Viande rouge, 13 milliards de dirhams évaporés sans effet sur les prix

Alors que le débat s’enflamme autour des subventions consacrées à la filière des viandes rouges, une réalité s’impose : 13 milliards de dirhams de soutien public ont été injectés dans le secteur sans pour autant réussir à stabiliser les prix. C’est ce qu’a confirmé le ministère de l’Économie et des Finances, mettant fin aux spéculations et aux versions contradictoires des responsables politiques.

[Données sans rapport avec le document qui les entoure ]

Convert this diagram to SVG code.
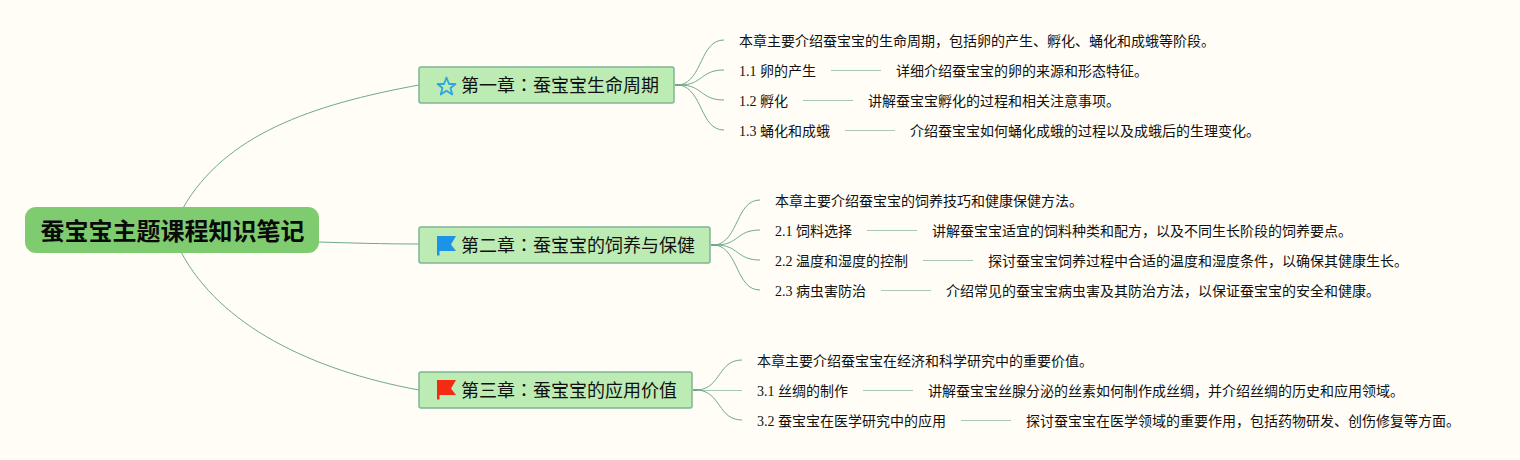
<svg xmlns="http://www.w3.org/2000/svg" width="1520" height="460" viewBox="0 0 1520 460">
<style>
text{font-family:"Liberation Serif","Noto Sans CJK SC",serif;fill:#111}
.r{font-size:24px;font-weight:700;fill:#0a0a0a}
.t{font-size:18px}
.s{font-size:14px}
.k{font-family:"Noto Sans CJK TC",sans-serif}
.rb{fill:#7fcb6f}
.tb{fill:#bcebb4;stroke:#7fb595;stroke-width:1.5}
.c{fill:none;stroke:#6fa98c;stroke-width:1}
.h{fill:none;stroke:#a6c9b0;stroke-width:1}
.stub{fill:none;stroke:#6fa98c;stroke-width:2}
</style>
<rect width="1520" height="460" fill="#fffdf5"/>
<g id="connectors">
<path class="c" d="M183 208C225 135 310 105 419 85"/>
<path class="c" d="M319 242C350 243 385 244 419 244"/>
<path class="c" d="M181 252C220 325 310 370 419 390"/>
<path class="stub" d="M675 85H681"/>
<path class="c" d="M680 85C703 80 700 40 724 40"/>
<path class="c" d="M680 85C703 85 700 70 724 70"/>
<path class="c" d="M680 85C703 85 700 100 724 100"/>
<path class="c" d="M680 85C703 90 700 130 724 130"/>
<path class="stub" d="M711 245H717"/>
<path class="c" d="M716 245C739 240 736 200 760 200"/>
<path class="c" d="M716 245C739 245 736 230 760 230"/>
<path class="c" d="M716 245C739 245 736 260 760 260"/>
<path class="c" d="M716 245C739 250 736 290 760 290"/>
<path class="stub" d="M693 390H699"/>
<path class="c" d="M698 390C721 388 718 360 742 360"/>
<path class="h" d="M698 390.500H742"/>
<path class="c" d="M698 390C721 392 718 420 742 420"/>
<path class="h" d="M831 70.500H881M803 100.500H853M845 130.500H895M867 230.500H917M923 260.500H973M881 290.500H931M863 390.500H913M961 420.500H1011"/>
</g>
<g id="root"><rect class="rb" x="25" y="207" width="294" height="46" rx="11"/><text class="r" x="40.500" y="240">蚕宝宝主题课程知识笔记</text></g>
<g id="ch1"><rect class="tb" x="419" y="67" width="255" height="36" rx="2"/>
<path d="M446.500 77.500L449 84H455.500L450.500 88L452.300 94.500L446.500 90.700L440.700 94.500L442.500 88L437.500 84H444Z" fill="none" stroke="#2ea7dc" stroke-width="1.800" stroke-linejoin="round"/>
<text class="t" x="461" y="92">第一章<tspan class="k">：</tspan>蚕宝宝生命周期</text></g>
<g id="ch2"><rect class="tb" x="419" y="227" width="291" height="36" rx="2"/>
<path d="M437 236H456L451 244.500L456 251H439.500V255.500H437Z" fill="#1c93e6"/>
<text class="t" x="461" y="252">第二章<tspan class="k">：</tspan>蚕宝宝的饲养与保健</text></g>
<g id="ch3"><rect class="tb" x="419" y="372" width="273" height="36" rx="2"/>
<path d="M437 380H456L451 388.500L456 395H439.500V399.500H437Z" fill="#f42a12"/>
<text class="t" x="461" y="397">第三章<tspan class="k">：</tspan>蚕宝宝的应用价值</text></g>
<g id="n1-0"><text class="s" x="739" y="46">本章主要介绍蚕宝宝的生命周期，包括卵的产生、孵化、蛹化和成蛾等阶段。</text></g>
<g id="n1-1"><text class="s" x="739" y="76">1.1 卵的产生</text><text class="s" x="896" y="76">详细介绍蚕宝宝的卵的来源和形态特征。</text></g>
<g id="n1-2"><text class="s" x="739" y="106">1.2 孵化</text><text class="s" x="868" y="106">讲解蚕宝宝孵化的过程和相关注意事项。</text></g>
<g id="n1-3"><text class="s" x="739" y="136">1.3 蛹化和成蛾</text><text class="s" x="910" y="136">介绍蚕宝宝如何蛹化成蛾的过程以及成蛾后的生理变化。</text></g>
<g id="n2-0"><text class="s" x="775" y="206">本章主要介绍蚕宝宝的饲养技巧和健康保健方法。</text></g>
<g id="n2-1"><text class="s" x="775" y="236">2.1 饲料选择</text><text class="s" x="932" y="236">讲解蚕宝宝适宜的饲料种类和配方，以及不同生长阶段的饲养要点。</text></g>
<g id="n2-2"><text class="s" x="775" y="266">2.2 温度和湿度的控制</text><text class="s" x="988" y="266">探讨蚕宝宝饲养过程中合适的温度和湿度条件，以确保其健康生长。</text></g>
<g id="n2-3"><text class="s" x="775" y="296">2.3 病虫害防治</text><text class="s" x="946" y="296">介绍常见的蚕宝宝病虫害及其防治方法，以保证蚕宝宝的安全和健康。</text></g>
<g id="n3-0"><text class="s" x="757" y="366">本章主要介绍蚕宝宝在经济和科学研究中的重要价值。</text></g>
<g id="n3-1"><text class="s" x="757" y="396">3.1 丝绸的制作</text><text class="s" x="928" y="396">讲解蚕宝宝丝腺分泌的丝素如何制作成丝绸，并介绍丝绸的历史和应用领域。</text></g>
<g id="n3-2"><text class="s" x="757" y="426">3.2 蚕宝宝在医学研究中的应用</text><text class="s" x="1026" y="426">探讨蚕宝宝在医学领域的重要作用，包括药物研发、创伤修复等方面。</text></g>
</svg>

Dans un contexte de flambée des prix alimentaires et à l’approche des fêtes religieuses, l’État a multiplié les efforts pour contenir la crise : exonération de TVA, suspension des droits de douane, subventions directes… Pourtant, l’impact sur les prix à la consommation reste marginal, voire invisible, selon plusieurs observateurs.

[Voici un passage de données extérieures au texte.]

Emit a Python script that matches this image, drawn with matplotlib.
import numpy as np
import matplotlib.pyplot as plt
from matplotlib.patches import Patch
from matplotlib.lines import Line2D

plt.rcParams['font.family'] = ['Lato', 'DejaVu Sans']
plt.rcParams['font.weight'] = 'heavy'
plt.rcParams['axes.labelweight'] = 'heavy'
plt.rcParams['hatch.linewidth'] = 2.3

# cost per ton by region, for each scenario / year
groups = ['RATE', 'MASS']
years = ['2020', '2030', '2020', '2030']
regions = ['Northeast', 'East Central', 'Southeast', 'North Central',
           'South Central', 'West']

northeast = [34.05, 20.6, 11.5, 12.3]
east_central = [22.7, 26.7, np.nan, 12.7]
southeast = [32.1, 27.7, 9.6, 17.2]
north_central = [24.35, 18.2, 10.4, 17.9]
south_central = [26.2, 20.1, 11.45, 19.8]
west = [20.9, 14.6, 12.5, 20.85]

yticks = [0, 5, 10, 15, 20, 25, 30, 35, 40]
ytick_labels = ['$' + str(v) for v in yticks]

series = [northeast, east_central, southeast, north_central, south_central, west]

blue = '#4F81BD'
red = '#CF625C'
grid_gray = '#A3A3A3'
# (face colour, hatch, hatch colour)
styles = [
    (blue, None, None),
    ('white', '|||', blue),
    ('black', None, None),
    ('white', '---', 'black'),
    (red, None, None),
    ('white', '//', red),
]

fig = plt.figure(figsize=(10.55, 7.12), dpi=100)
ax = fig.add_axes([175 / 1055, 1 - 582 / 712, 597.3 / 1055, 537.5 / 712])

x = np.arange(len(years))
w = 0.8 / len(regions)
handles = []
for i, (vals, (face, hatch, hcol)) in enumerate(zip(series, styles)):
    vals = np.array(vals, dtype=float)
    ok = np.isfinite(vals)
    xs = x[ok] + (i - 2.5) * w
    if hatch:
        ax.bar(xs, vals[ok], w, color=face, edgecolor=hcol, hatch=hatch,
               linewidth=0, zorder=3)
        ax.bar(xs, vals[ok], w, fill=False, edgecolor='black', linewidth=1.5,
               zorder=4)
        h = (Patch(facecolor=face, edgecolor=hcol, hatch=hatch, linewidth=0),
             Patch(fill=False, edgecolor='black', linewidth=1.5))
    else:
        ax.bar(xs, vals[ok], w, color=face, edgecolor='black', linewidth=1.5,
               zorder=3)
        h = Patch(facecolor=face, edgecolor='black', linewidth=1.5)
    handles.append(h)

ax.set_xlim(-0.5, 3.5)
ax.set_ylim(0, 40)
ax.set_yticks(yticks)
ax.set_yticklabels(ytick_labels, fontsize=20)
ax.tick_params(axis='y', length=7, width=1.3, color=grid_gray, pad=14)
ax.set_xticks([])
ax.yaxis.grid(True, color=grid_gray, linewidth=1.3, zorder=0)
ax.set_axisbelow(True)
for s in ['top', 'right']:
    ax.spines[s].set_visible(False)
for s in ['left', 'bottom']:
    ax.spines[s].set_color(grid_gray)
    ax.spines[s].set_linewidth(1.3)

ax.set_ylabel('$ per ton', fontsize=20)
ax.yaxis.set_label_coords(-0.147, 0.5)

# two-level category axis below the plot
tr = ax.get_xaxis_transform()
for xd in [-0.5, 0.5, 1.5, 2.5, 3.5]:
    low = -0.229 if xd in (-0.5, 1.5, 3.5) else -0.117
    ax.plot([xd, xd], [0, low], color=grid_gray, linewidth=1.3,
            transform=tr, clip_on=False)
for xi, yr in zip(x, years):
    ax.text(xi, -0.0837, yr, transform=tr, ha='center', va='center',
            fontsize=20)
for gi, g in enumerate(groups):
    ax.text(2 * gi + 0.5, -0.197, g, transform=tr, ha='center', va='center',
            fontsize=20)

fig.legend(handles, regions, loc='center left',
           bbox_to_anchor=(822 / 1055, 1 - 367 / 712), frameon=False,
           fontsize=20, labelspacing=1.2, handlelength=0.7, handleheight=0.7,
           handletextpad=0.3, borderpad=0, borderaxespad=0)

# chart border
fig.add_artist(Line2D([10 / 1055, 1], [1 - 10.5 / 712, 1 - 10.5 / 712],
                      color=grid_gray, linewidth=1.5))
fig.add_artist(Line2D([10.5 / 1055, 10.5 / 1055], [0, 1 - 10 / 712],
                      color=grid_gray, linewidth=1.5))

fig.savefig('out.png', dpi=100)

Un soutien massif mais inégalement distribué
Entre février 2023 et octobre 2024, l’État a pris en charge 5 milliards de dirhams pour les importations de moutons – dont 4 milliards d’exonérations douanières et 1 milliard de TVA – pour un total de 1,1 million de têtes importées par 144 bénéficiaires. Du côté des bovins, 218.000 têtes ont été importées pour un coût de près de 4 milliards de dirhams, mobilisant 133 importateurs, sélectionnés parmi plus de 1.000 demandeurs.
Malgré l’ouverture théorique de l’opération à tous les opérateurs répondant aux critères fixés, les chiffres révèlent une concentration marquée des aides sur un nombre restreint d’acteurs économiques. Une situation qui alimente les soupçons de favoritisme ou d’inefficacité dans la répartition des aides.
Une politique coûteuse… et peu efficace
Le ministère précise que les 13 milliards de dirhams de soutien correspondent principalement à un manque à gagner fiscal pour l’État : 7,3 milliards liés aux exonérations sur les bovins, et 3,8 milliards pour les ovins. À cela s’ajoute une prise en charge directe de 744 millions de dirhams en soutien à l’importation.
Mais au-delà de la comptabilité, le résultat est décevant : les prix de la viande rouge n’ont pas connu de baisse notable, et les tensions sur les marchés, notamment à l’approche de l’Aïd Al Adha, sont demeurées vives. Pour certains, ces milliards « volatilisés » auraient pu être mieux utilisés pour renforcer la filière locale, améliorer la résilience du cheptel national ou encore appuyer les petits éleveurs touchés par la sécheresse.
Un débat politique explosif
La polémique a pris une tournure politique. D’un côté, Rachid Talbi Alami, du RNI, minimise les chiffres et parle de 300 millions de dirhams distribués à une centaine d’entreprises. De l’autre, Nizar Baraka, leader de l’Istiqlal, dénonce 13 milliards versés à seulement 18 importateurs sans impact réel sur les prix. Entre ces déclarations contradictoires, le ministère de l’Économie tranche : le soutien global s’élève bien à 13 milliards.
En somme, cette politique d’importation subventionnée, pensée comme une réponse d’urgence, pose aujourd’hui la question de sa pertinence à long terme. À l’heure où chaque dirham compte, la transparence et l’efficacité des aides publiques sont plus que jamais au cœur du débat.